In search of that answer, I came to Europe. Why? Look at the biographies of many of the key hijackers or Al Qaeda agents: Mohamed Atta, Ziad al-Jarrah, Marwan al-Shehhi, etc. It's the same story: He grew up in a middle-class family in the Arab world, was educated, went to Europe for more studies, lived on the fringes of a European society (many in Belgium), gravitated to a local prayer group or mosque, became radicalized there by Islamist elements, went off for training in Afghanistan and presto — a terrorist was born. The personal encounter between these young men and Europe is the key to this story.
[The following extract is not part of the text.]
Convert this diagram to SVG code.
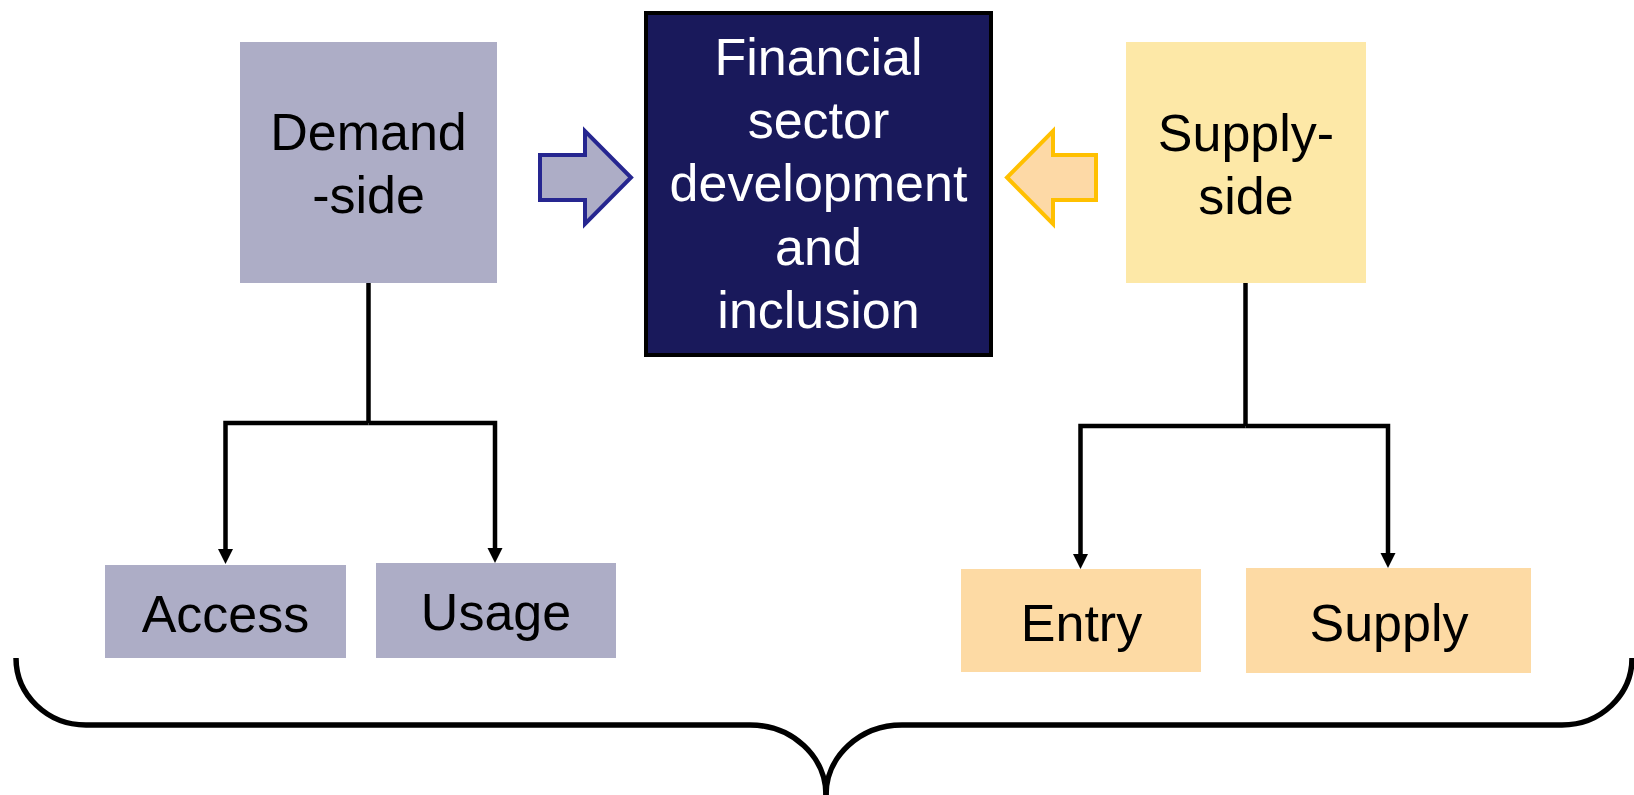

A female Arab friend who also studied abroad with young Muslim men described them this way: "They are mostly men who grew up in an environment where the rules were very clear. They grew up never encountering anything that shakes their core. Suddenly they are thrown into Europe, and there are a whole different set of social rules that shakes their core. They don't know how to adapt because they've never had to, so they become more insular and hold onto their [Islamic] core even more."

This trend is reinforced by the fact that Muslim immigrants are often perennial outsiders in Europe. In America, Muslims can enjoy a fairly rapid transition to citizenship, but in Europe there is no melting pot. "Our problem in Belgium is that there is Islamophobia," said Nordin Maloujahmoum, president of the Muslim Executive Council of Belgium. "Some 54 percent of the population here say they don't believe non-Belgian ethnic groups could ever be real Belgians. A woman wearing a veil here finds it impossible to get a job."

Fauzaya Talhaoui, the only Muslim woman in the Belgian Parliament, told me that her parents' generation came from North Africa and just wanted to assimilate but that many in her generation, after being frozen out, have turned to Islam. "They took the view — if you want to treat us differently, we will act differently," she said.

Here's the truth: What radicalized the Sept. 11 terrorists was not that they suffered from a poverty of food, it was that they suffered from a poverty of dignity. Frustrated by the low standing of Muslim countries in the world, compared with Europe or the United States, and the low standing in which they were personally held where they were living, they were easy pickings for militant preachers who knew how to direct their rage.

"Many of the terrorists we are now confronting are a Western phenomenon, existing inside the Islamic diaspora in the U.S. and Europe," wrote Adrian Karatnycky, the president of Freedom House, in a highly original essay in National Review. These men are not "sleepers" planted within Europe years in advance by bin Laden, he argues; instead, they are minted right there, when they encounter the West.

"Like the leaders of America's Weather Underground, Germany's Baader-Meinhof Gang, Italy's Red Brigades, and Japan's Red Army Faction, the Islamic terrorists were university-educated converts to an all-encompassing neo-totalitarian ideology," Mr. Karatnycky argues. "For them, Islamism is the new universal revolutionary creed, and bin Laden is Sheikh Guevara."

Mr. Karatnycky is right: the real challenge of the West is to understand what is happening not just in Iraq or Saudi Arabia, but also in its own backyard, in the chemical reaction between Western societies and their own mosques and Muslim diasporas. That's where the killer pilots were conceived, and that's where they must be tracked — but in a way that respects the fact that 99.9 percent of the Muslims in Europe or America are good citizens, not militants.

Belgium is a microcosm of the whole story. There are 300 mosques in Belgium today, with 300 domes. But there is another famous dome here: the huge radar dome at NATO headquarters in Mons. Somewhere in the cultural encounter between these two domes of Belgium — the dome of NATO and the dome of the mosques — lies the key to this Sept. 11 and maybe the next.